Mick Mars Scores Win in Ongoing Legal Fight with Mötley Crüe
The latest ruling from the ongoing legal fight between Mick Mars and Mötley Crüe finds the guitarist with a significant win.
Per Rolling Stone, Los Angeles Superior Court Judge James C. Chalfant ruled that the Crüe should have disclosed the corporate documents Mars requested, which was at the center of his lawsuit. Additionally, Judge Chalfant ruled that the Crüe needs to cover Mars’ legal fees from this ordeal.
However, now that the corporate documents requested have been handed over, Judge Chalfant ruled Mars’ lawsuit as “moot,” which Mötley Crüe’s legal team is viewing as a victory. Meanwhile, Mars’ legal rep said the matter of whether the guitarist was illegally squeezed from the band will still be determined during private arbitration later in 2024.
Mars filed a lawsuit in April 2023 against Mötley Crüe alleging his percentage of band profits was cut from 25 percent to 5 percent.
He claimed in his lawsuit the band held a meeting to “unilaterally” remove him from Mötley Crüe. He was also allegedly removed from many of the band’s various corporations and LLCs. Additionally, Mars claims bassist Nikki Sixx repeatedly “gaslighted” the guitarist. Sixx told Mars he consistently forgot chords and fans were complaining about his playing. (Mars claimed in the lawsuit Sixx “did not play a single note on bass during the entire U.S. tour” and accused him of using backing tracks and pantomiming.)

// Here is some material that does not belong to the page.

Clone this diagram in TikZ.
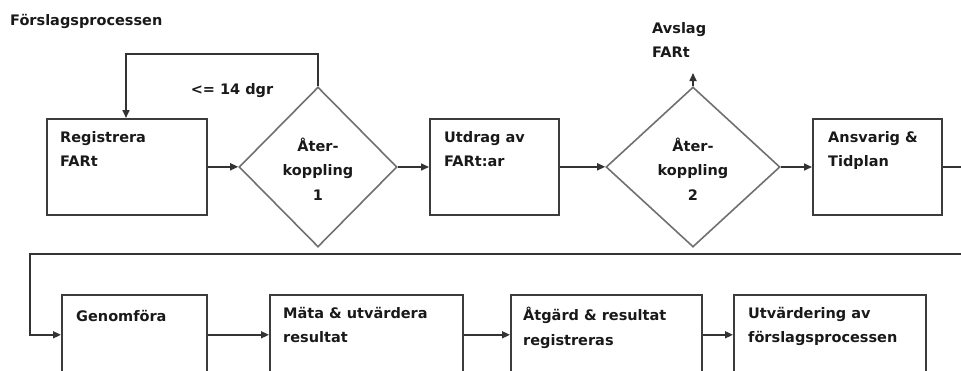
\documentclass[tikz,border=0pt]{standalone}
\usepackage{fontspec}
\setmainfont{DejaVu Sans}
\usetikzlibrary{arrows.meta,shapes.geometric}
\definecolor{boxline}{HTML}{3C3C3C}
\definecolor{dialine}{HTML}{707070}
\tikzset{
  every picture/.style={x=1pt,y=-1pt},
  txt/.style={font=\bfseries\fontsize{14.5}{24.5}\selectfont, inner sep=0pt, align=left, text=black!90},
  stepbox/.style={draw=boxline, line width=1.6pt, inner sep=0pt, anchor=north west},
  decision/.style={draw=dialine, line width=1.6pt, diamond, inner sep=0pt},
  conn/.style={draw=black!80, line width=1.6pt},
  arr/.style={conn, -{Triangle[length=8pt,width=7pt]}},
}
\begin{document}
\begin{tikzpicture}
\useasboundingbox (0,0) rectangle (961,370);
\clip (0,0) rectangle (961,370);

% title
\node[txt, anchor=west] (title) at (10,21) {Förslagsprocessen};

% first row
\node[stepbox, minimum width=160pt, minimum height=96pt] (reg) at (46,118) {};
\node[decision, minimum width=158pt, minimum height=160pt] (fb1) at (318,167) {};
\node[stepbox, minimum width=129pt, minimum height=96pt] (utd) at (429,118) {};
\node[decision, minimum width=174pt, minimum height=160pt] (fb2) at (693,167) {};
\node[stepbox, minimum width=129pt, minimum height=96pt] (ans) at (812,118) {};

\node[txt, anchor=north west] (regT) at (60,131) {Registrera\\FARt};
\node[txt, align=center] (fb1T) at (318,169) {Åter-\\koppling\\1};
\node[txt, anchor=north west] (utdT) at (444,131) {Utdrag av\\FARt:ar};
\node[txt, align=center] (fb2T) at (693,169) {Åter-\\koppling\\2};
\node[txt, anchor=north west] (ansT) at (828,131) {Ansvarig \&\\Tidplan};

\node[txt, anchor=center] (dgr) at (232,91) {<= 14 dgr};
\node[txt, anchor=north west] (avs) at (652,22) {Avslag\\FARt};

% second row
\node[stepbox, minimum width=145pt, minimum height=80pt] (gen) at (61,294) {};
\node[stepbox, minimum width=193pt, minimum height=80pt] (mat) at (269,294) {};
\node[stepbox, minimum width=191pt, minimum height=80pt] (atg) at (510,294) {};
\node[stepbox, minimum width=192pt, minimum height=80pt] (utv) at (733,294) {};

\node[txt, anchor=north west] (genT) at (76,310) {Genomföra};
\node[txt, anchor=north west] (matT) at (283,307) {Mäta \& utvärdera\\resultat};
\node[txt, anchor=north west] (atgT) at (523,307) {Åtgärd \& resultat\\registreras};
\node[txt, anchor=north west] (utvT) at (748,307) {Utvärdering av\\förslagsprocessen};

% helper points
\coordinate (loop) at (126,54);
\coordinate (reject) at (693,73);
\coordinate (outR) at (961,166);
\coordinate (wrapR) at (961,254);
\coordinate (wrapL) at (30,254);

% connectors, first row
\draw[arr] (reg.east) -- (reg.east -| fb1.west);
\draw[arr] (fb1.north) |- (loop) -- (loop |- reg.north);
\draw[arr] (fb1.east) -- (fb1.east -| utd.west);
\draw[arr] (utd.east) -- (utd.east -| fb2.west);
\draw[arr] (fb2.north) -- (reject);
\draw[arr] (fb2.east) -- (fb2.east -| ans.west);
\draw[conn] (ans.east) -- (ans.east -| outR);

% wrap to the second row
\draw[arr] (wrapR) -- (wrapL) |- (gen.west);
\draw[arr] (gen.east) -- (mat.west);
\draw[arr] (mat.east) -- (atg.west);
\draw[arr] (atg.east) -- (utv.west);
\end{tikzpicture}
\end{document}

RELATED: Mötley Crüe Wrote a Song About Never Getting 'Canceled'
This led to Mötley Crüe issuing a statement in response to Mars’ lawsuit calling it “unfortunate and completely off-base.” The band said, in part, “In 2008, Mick voted for and signed an agreement in which he and every other band member agreed that ‘in no event shall any resigning shareholder be entitled to receive any monies attributable to live performances (i.e., tours).’ After the last tour, Mick publicly resigned from Mötley Crüe. Despite the fact that the band did not owe Mick anything — and with Mick owing the band millions in advances that he did not pay back — the band offered Mick a generous compensation package to honor his career with the band.”
Furthermore, Mötley Crüe insisted they always perform live without backing tracks and stood by the claim Mars’ playing was declining. Mars then told Variety in an interview following news of the lawsuit, “Those guys have been hammering on me since ’87, trying to replace me. He added, ” … It’s just frustrating for me. I’m pretty upset that they’re even pulling this crap, when I carried these bastards for years.”
This led to Crüe manager Allen Kovac to speak at length to Variety. Kovac referred to Mars’ entire legal strategy as “a smear campaign … misrepresenting the facts to the fans.” He further noted, “What’s upsetting to me is not Mick, but his representatives, who have guided Mick to say and do harmful things to the brand he cares about so much, Mötley Crüe. He has a degenerative disease and people are taking advantage of him. It’s called elder abuse.”
Variety reached out to Mars’ attorney Edwin F. McPherson for comment on Kovac’s numerous statements. McPherson said of the lawsuit, “This is all Mick. He is tired of being bullied. This is nobody driving the train here but Mick.”